1) As time goes on, C# is increasingly just F# with different syntax. LINQ, closures, records/immutable structures, and so on - you can write code in C# that is more functional than it is object oriented these days. This is mostly a good thing; it also means that (to my eyes) the language has become much more elegant over time.

2) The level of cross-platform compatibility you can get if you're using .NET Core or .NET 5/6 is pretty fantastic. Performance has also improved dramatically. C# is in no way limited to Windows as an environment anymore - unless you have a dependency on .NET Framework.

3) Everybody has dependencies on .NET Framework. Those who don't have dependencies on unmanaged Windows DLLs.

4) Great debugging/developer tools, as others have mentioned. VS and Rider are both top-of-the-line IDEs.

5) C# is not and will never be cool, sexy, or the thing of the moment. It is a language for getting things done in an easy-to-comprehend way and that's just about all it is. I like it very much.

1 comments

How realistic or common is it to mix C# and F# in one code base? As an example, even though Java and Scala run on the same JVM their ecosystems have mostly diverged. In contrast to the Scala situation F# has been officially supported by MSFT for years so it's probably different on the .NET.
The compiler won't build a project using multiple languages, it doesn't understand. For a long time, VB code and C# code were 100% interchangeable, and they of course, both compile down to IL. (Identical IL code, in theory, if literally the same code reflected in different languages.) In theory, you would imagine that you could include .cs and .vb files in a single project, and the compiler could link them, but alas, it is not possible.
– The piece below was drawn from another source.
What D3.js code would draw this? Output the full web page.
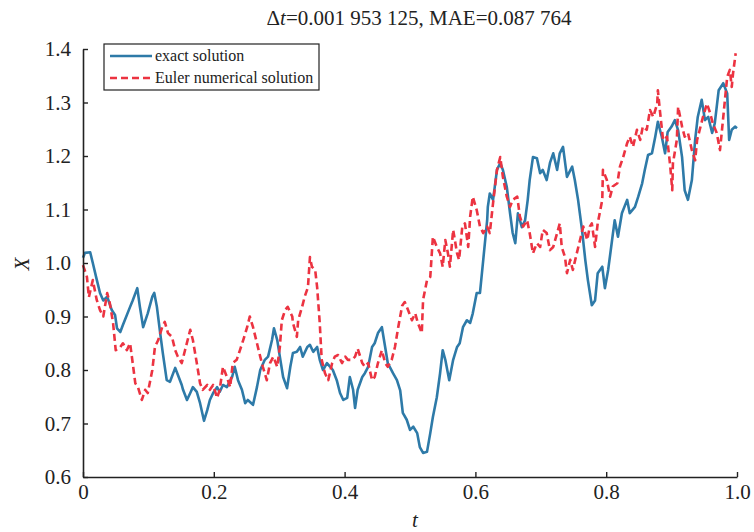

There's no issues using a library written in one .NET language from another .NET language though, so if you can break the project up a bit more, you can work in multiple .NET languages.

The way to get around this is just to have multiple projects - at my employer, we regularly have projects written in C# and F# in the same solution, and depending on one another. That will work just fine.
You can also build a module instead of assembly (=default output of a project) but IDE support for modules is limited. After the modules are generated, an single assembly can be made from them.